Music (Score)
Franz Waxman
German-American composer Franz Waxman was the John Williams of his day, one of the premier film composers of the 1940s and '50s who contributed gorgeous music to a number of classic films. (Source) He studied music in Dresden, Germany, and was just getting started as a film composer when the Nazis took over Germany in 1933. As a Jewish man who'd had the stuffing kicked out of him by a gang of goose-stepping Nazis on the street, Waxman, with his wife, decided that America might be a little more welcoming.
They moved to Paris, then to Hollywood. He soon got the attention of director James Whale, who was working on a sequel to his smash hit Frankenstein. Waxman scored the music for Bride of Frankenstein, which became a classic, and he was off to the races. His real big break came in 1940, when Alfred Hitchcock used him for his movie Rebecca. The film was a huge hit and won two Oscars, although Waxman had to settle for a nomination that year. But, no matter. He was the toast of Hollywood, all of the big directors wanted to be his bestie, and Hitchcock came back to him multiple times to score his movies. And, he managed to score two Oscars himself before Hitch hired him again to compose the music for Rear Window.
You'd think the music of a guy with that resume would fill a film. But, in fact, Rear Window uses his score only sparsely, notably in the opening credits and toward the end. (Waxman also composed the song "Lisa," supposedly written by Jeff's musician neighbor in the movie.) The rest of the film doesn't use a musical soundtrack at all.

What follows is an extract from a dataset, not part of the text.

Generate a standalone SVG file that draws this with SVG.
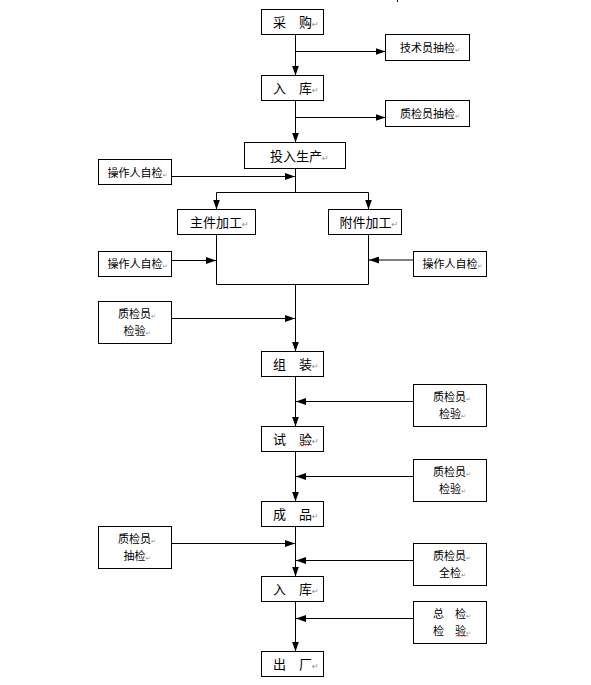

Hitchcock wanted to stress the diegetic elements of the movie's soundtrack—the sounds that occur within the "real" world of the movie, such as the traffic down the street, the pouring rain, and the distant conversations and radios of Jeff's neighbors.

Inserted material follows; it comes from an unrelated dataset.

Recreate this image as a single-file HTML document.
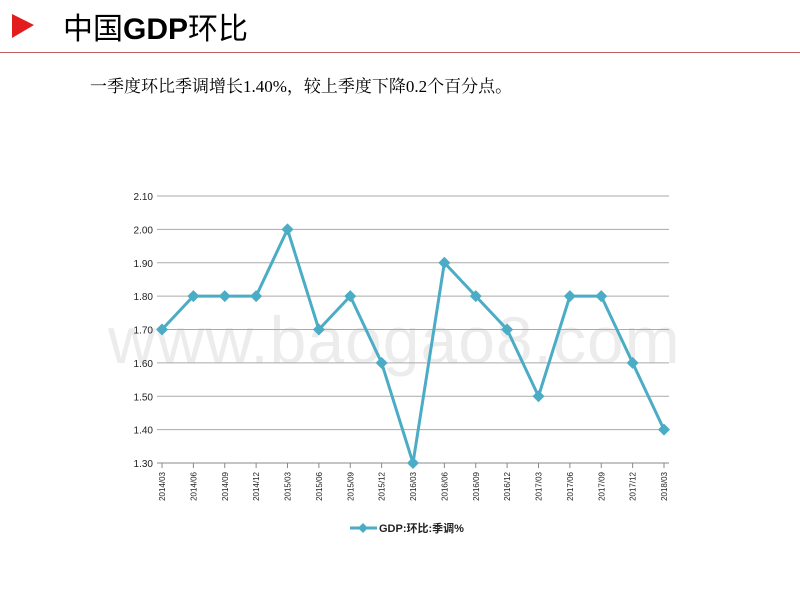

That makes Waxman's modest score something of a scene-setting endeavor instead of a constant mood accompaniment. Most of the time, the score tells us what to feel in a given scene. But Hitchcock didn't want that cluttering up his movie. So he let Waxman prep us during the opening credits (with a very hepcat '50s beat, no less) and then told him to take a break until the end. It's a bold choice, and it makes for a very unusual movie, especially for a big-time studio production like this one. Hitch never did things the way people expected, and Waxman was more than happy to give him a hand.
Waxman continued composing throughout the '50s and into the '60s, when he tried his hand at television scores as well. Sadly, he died rather young, in 1967, at the age of 60. He left behind a staggering number of musical scores, but wouldn't it have been great to see what he would have done with Star Wars?